> [Data block]

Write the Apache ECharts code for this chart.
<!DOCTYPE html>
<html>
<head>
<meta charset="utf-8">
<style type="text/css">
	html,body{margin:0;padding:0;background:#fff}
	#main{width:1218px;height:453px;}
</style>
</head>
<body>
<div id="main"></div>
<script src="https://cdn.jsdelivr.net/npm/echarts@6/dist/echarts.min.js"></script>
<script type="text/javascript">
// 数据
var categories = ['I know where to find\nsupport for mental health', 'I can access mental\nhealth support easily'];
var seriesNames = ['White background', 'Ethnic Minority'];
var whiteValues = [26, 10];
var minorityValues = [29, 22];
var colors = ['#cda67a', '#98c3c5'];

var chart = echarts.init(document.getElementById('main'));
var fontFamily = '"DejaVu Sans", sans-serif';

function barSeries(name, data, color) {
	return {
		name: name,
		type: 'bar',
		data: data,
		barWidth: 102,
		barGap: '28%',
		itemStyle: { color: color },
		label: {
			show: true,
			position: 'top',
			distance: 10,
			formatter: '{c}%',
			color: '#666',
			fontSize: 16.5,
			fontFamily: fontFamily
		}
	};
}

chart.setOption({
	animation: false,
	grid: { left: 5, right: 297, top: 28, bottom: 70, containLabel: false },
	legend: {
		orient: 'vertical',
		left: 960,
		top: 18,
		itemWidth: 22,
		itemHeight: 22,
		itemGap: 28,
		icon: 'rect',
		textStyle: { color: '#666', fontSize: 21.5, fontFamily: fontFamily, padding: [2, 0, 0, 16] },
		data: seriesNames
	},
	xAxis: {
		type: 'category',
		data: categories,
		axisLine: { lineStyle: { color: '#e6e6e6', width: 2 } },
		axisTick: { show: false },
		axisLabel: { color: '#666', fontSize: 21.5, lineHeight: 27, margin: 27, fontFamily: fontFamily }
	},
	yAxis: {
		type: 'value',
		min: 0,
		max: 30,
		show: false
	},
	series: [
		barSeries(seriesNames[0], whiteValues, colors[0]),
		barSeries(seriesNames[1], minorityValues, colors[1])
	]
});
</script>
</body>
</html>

> [Problem description] Write out the whole listing exactly.

> [Finished task]
Write the Apache ECharts code for this chart.
<!DOCTYPE html>
<html>
<head>
<meta charset="utf-8">
<style type="text/css">
	html,body{margin:0;padding:0;background:#fff}
	#main{width:1218px;height:453px;}
</style>
</head>
<body>
<div id="main"></div>
<script src="https://cdn.jsdelivr.net/npm/echarts@6/dist/echarts.min.js"></script>
<script type="text/javascript">
// 数据
var categories = ['I know where to find\nsupport for mental health', 'I can access mental\nhealth support easily'];
var seriesNames = ['White background', 'Ethnic Minority'];
var whiteValues = [26, 10];
var minorityValues = [29, 22];
var colors = ['#cda67a', '#98c3c5'];

var chart = echarts.init(document.getElementById('main'));
var fontFamily = '"DejaVu Sans", sans-serif';

function barSeries(name, data, color) {
	return {
		name: name,
		type: 'bar',
		data: data,
		barWidth: 102,
		barGap: '28%',
		itemStyle: { color: color },
		label: {
			show: true,
			position: 'top',
			distance: 10,
			formatter: '{c}%',
			color: '#666',
			fontSize: 16.5,
			fontFamily: fontFamily
		}
	};
}

chart.setOption({
	animation: false,
	grid: { left: 5, right: 297, top: 28, bottom: 70, containLabel: false },
	legend: {
		orient: 'vertical',
		left: 960,
		top: 18,
		itemWidth: 22,
		itemHeight: 22,
		itemGap: 28,
		icon: 'rect',
		textStyle: { color: '#666', fontSize: 21.5, fontFamily: fontFamily, padding: [2, 0, 0, 16] },
		data: seriesNames
	},
	xAxis: {
		type: 'category',
		data: categories,
		axisLine: { lineStyle: { color: '#e6e6e6', width: 2 } },
		axisTick: { show: false },
		axisLabel: { color: '#666', fontSize: 21.5, lineHeight: 27, margin: 27, fontFamily: fontFamily }
	},
	yAxis: {
		type: 'value',
		min: 0,
		max: 30,
		show: false
	},
	series: [
		barSeries(seriesNames[0], whiteValues, colors[0]),
		barSeries(seriesNames[1], minorityValues, colors[1])
	]
});
</script>
</body>
</html>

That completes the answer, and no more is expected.